My original point in bringing up multi-modality (and I promise I had one) was that it can be hard to present to an audience. People sometimes resist change and are not willing to trade in turning pages for clicking a hyperlink. In addition, as the grammar snob points out, our language with this new technology is changing as well. How do we as writers decide when (if ever) it is ok to use "text speak" in our papers? It will cause some audience members to be more engaged in our stories, however some will always reject it (I know I would probably crap twice and die if I saw a student write "lmao" in a research paper"). Either way, change is coming; the grammar snob says so. Embrace it or deny it, but it's happening with or without you.

Monday, February 4, 2008

GS: Ch. 9 Anarchy

The Rule:
Sometimes there are no definite rules in English. Different styles (MLA, APA, AP, etc.) use different sets of rules in many situations.

The Exceptions:
None. We all agree to disagree :)

-There is disagreement about using the word, "entitled." According to an AP handbook, "entitled means a right to do/have something; do not use it to mean 'titled'." However, in a Chicago manual you can find sentences like, "...publication of your contribution ENTITLED,..."
-Other variations occur when dealing with apostrophes. Some styles write, "Charlies's friend" while others use "Charlies' friend."

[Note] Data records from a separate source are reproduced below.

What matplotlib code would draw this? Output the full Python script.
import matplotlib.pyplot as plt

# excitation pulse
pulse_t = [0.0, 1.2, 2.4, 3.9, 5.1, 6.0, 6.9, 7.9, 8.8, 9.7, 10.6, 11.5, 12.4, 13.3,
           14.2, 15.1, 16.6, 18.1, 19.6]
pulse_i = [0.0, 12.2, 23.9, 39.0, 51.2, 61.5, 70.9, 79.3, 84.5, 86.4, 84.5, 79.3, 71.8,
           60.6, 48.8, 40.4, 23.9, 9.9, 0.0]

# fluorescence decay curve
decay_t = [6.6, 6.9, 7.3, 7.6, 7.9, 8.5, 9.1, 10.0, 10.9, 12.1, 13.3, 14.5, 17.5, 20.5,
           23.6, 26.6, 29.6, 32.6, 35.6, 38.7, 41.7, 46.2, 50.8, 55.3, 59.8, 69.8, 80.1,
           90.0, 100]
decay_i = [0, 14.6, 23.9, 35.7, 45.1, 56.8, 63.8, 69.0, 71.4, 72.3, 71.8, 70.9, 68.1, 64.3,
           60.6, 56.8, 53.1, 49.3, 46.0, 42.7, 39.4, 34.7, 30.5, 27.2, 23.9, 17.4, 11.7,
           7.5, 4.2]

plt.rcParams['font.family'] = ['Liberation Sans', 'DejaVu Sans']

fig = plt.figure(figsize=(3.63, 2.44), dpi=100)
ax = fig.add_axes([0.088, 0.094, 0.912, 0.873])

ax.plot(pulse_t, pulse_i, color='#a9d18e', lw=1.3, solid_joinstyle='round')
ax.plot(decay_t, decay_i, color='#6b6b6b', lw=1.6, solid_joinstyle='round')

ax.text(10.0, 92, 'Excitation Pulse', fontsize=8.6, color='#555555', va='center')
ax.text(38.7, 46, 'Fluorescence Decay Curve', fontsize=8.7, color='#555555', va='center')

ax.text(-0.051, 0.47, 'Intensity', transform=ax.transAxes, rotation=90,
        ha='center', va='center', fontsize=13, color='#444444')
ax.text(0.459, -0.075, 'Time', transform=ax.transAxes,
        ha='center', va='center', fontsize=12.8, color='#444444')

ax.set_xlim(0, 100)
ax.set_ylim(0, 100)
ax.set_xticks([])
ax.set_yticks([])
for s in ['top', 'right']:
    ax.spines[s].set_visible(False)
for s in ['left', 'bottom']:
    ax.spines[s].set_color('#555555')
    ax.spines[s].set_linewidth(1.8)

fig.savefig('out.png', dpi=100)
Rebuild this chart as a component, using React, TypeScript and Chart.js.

Again, we all agree to disagree. Different styles have different preferences, so as long as you follow the style you are writing for, you will be right.

Sunday, February 3, 2008

Grammar Snobs...the fun continues

I just finished reading chapters 8-15, and I have some mixed feelings. On the one hand, I feel a lot better about my own lack of grammar knowledge after reading so many sections over the "anarchy" occurring in our language. Apparently my instinct to always wonder who was making these grammatical decisions and why they got to do so, was not in vane. I feel more confident knowing that even the grammar snobs among us are making things up as they go along. On the other hand, however, these particular chapters offered little in the way of improving my grammar/teaching me anything. Not that I minded, I wasn't really in the learning mood when I read them, I was just expecting more lessons like in the beginning of the book. C'est la vie I suppose.

On a side note, chapter 15 is pretty much my life in a nutshell. At least the part about feeling like a moron watching Jeopardy. I am convinced that show is on air for the sole purpose of ticking me off.